John walks out wobbling on high heels and slipping in his stockings at the same time. My admittedly vicious fantasy is not an attack on the cosmetic industry. The industry deals with aesthetics and nobody can knock beauty. It is a metaphor for women who time and time again have felt that they had to distort their real selves (as John did), to please men, to get ahead in jobs, stay in a marriage, or get into a relationship at the cost of relinquishing their freedom and potential as human beings. But today I can safely say that the world has many shades of grey.

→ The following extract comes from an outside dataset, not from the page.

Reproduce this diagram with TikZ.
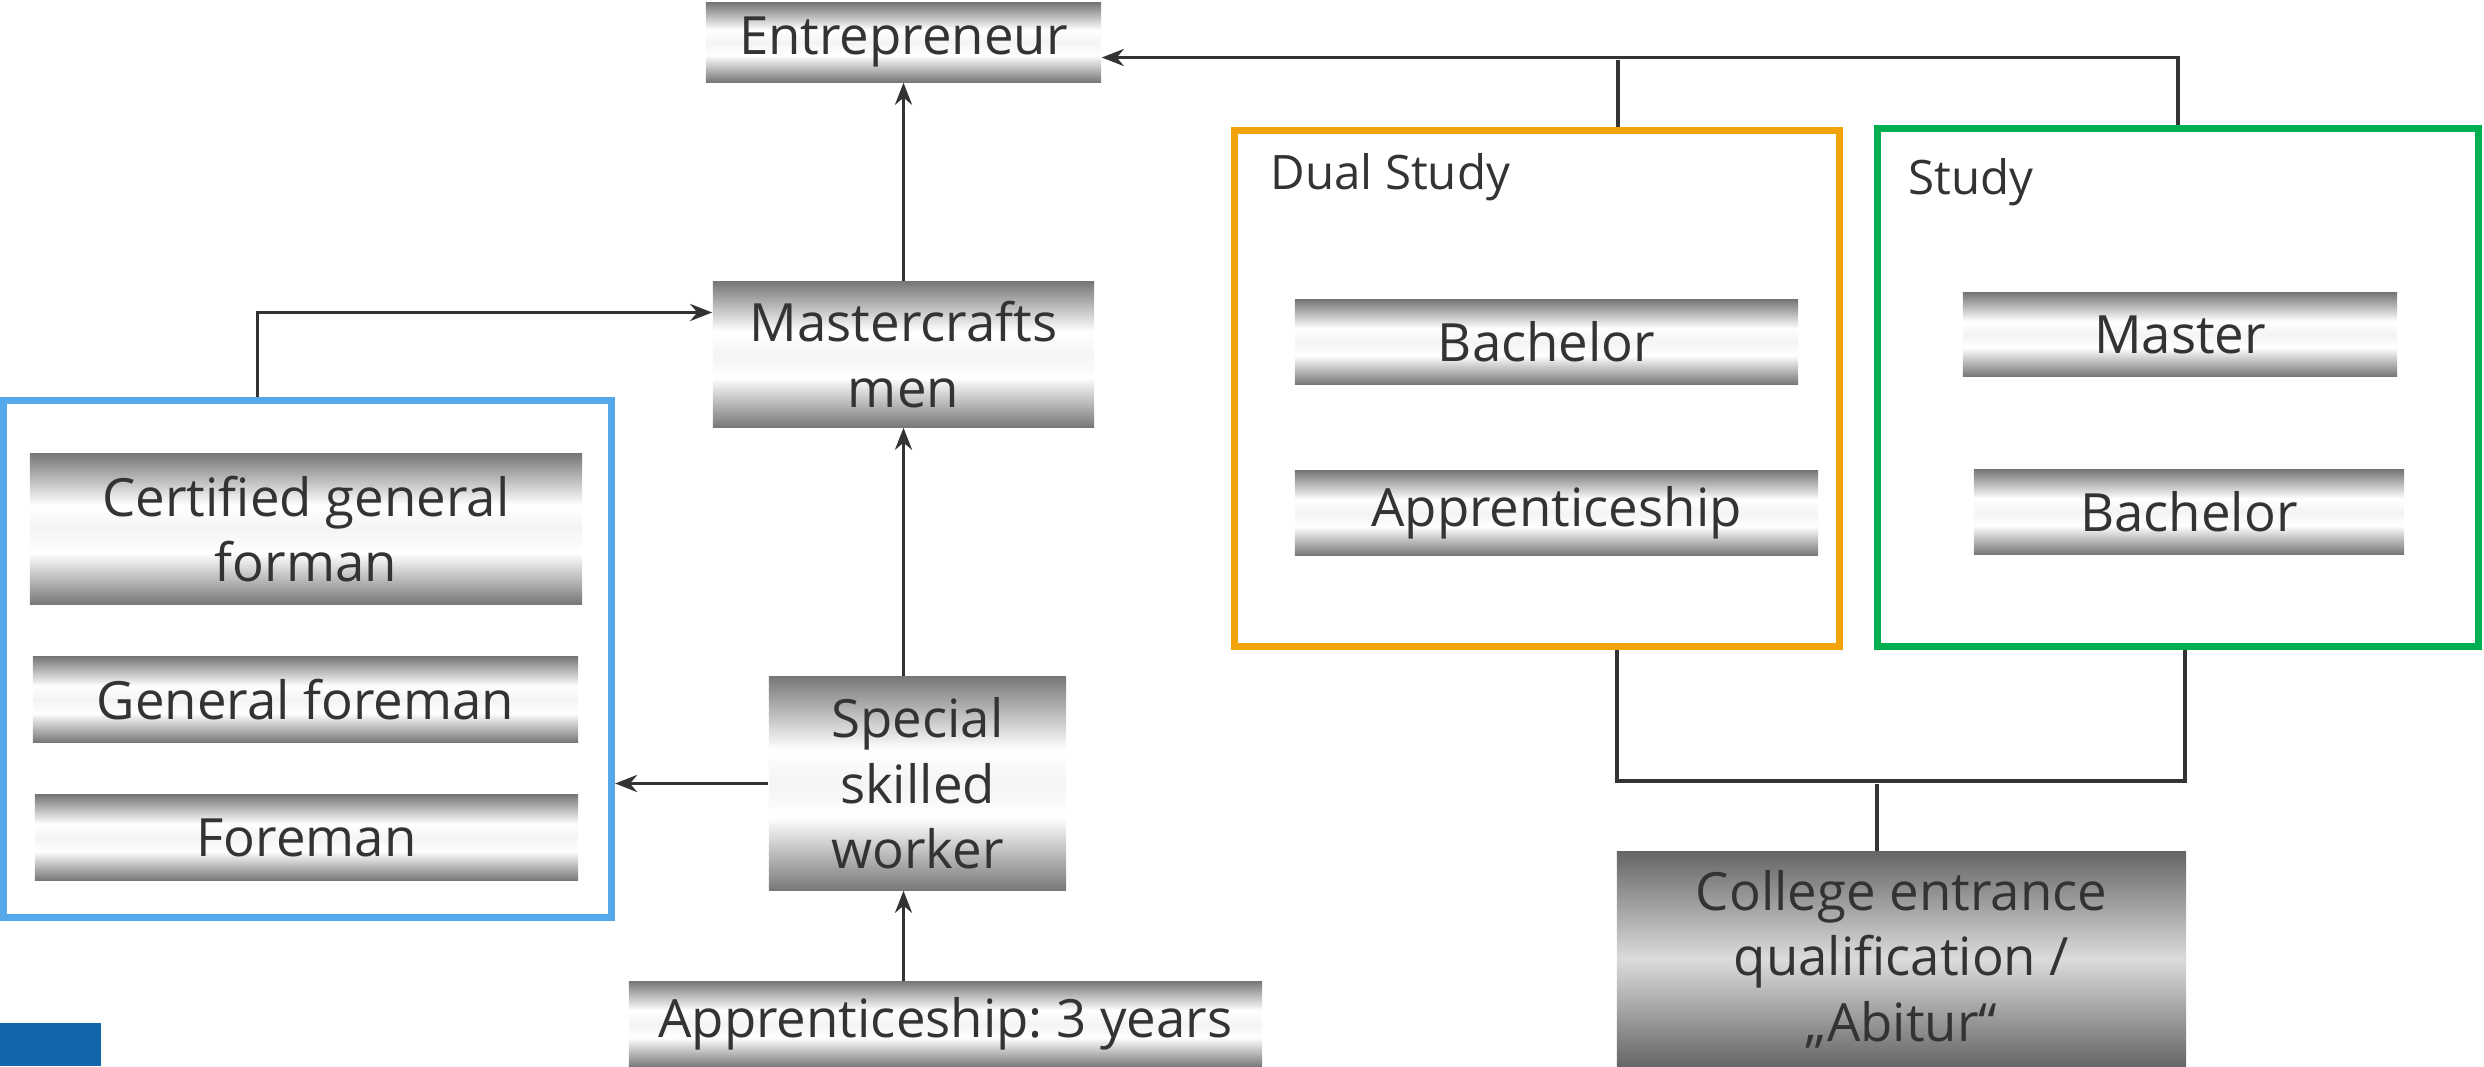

Women whom I know to be highly competent professionals dress up. They are certainly no bimbettes. Unfortunately many men continue to be surprised when a well dressed woman is also intelligent, but tend to respect men who dress better than themselves. The fact that some men choose to box women into the sections of “Madonna” or “whore,” “women to marry” and “women to play around with,” is as appalling as women boxing themselves into a Bimbette or uncompromisingly anesthetic attitude regarding their clothes. The question of our appearance is ultimately a trifling issue so we women can play with our rags as we did when we were girls. Here we are in our bohemian rags and if the occasion requires we can Christian Dior ourselves from our head to our toes. We can play act as princesses and free spirited pucks if we want to.


The important thing is that as we take our rightful and equal place alongside men, we no longer need to dress to pander to men’s fantasies (unless we want to - for fun) or insecurities. We pander to ourselves and our many layered inner voices because, just like the cocky male author, we too can “walk and chew gum at the same time.”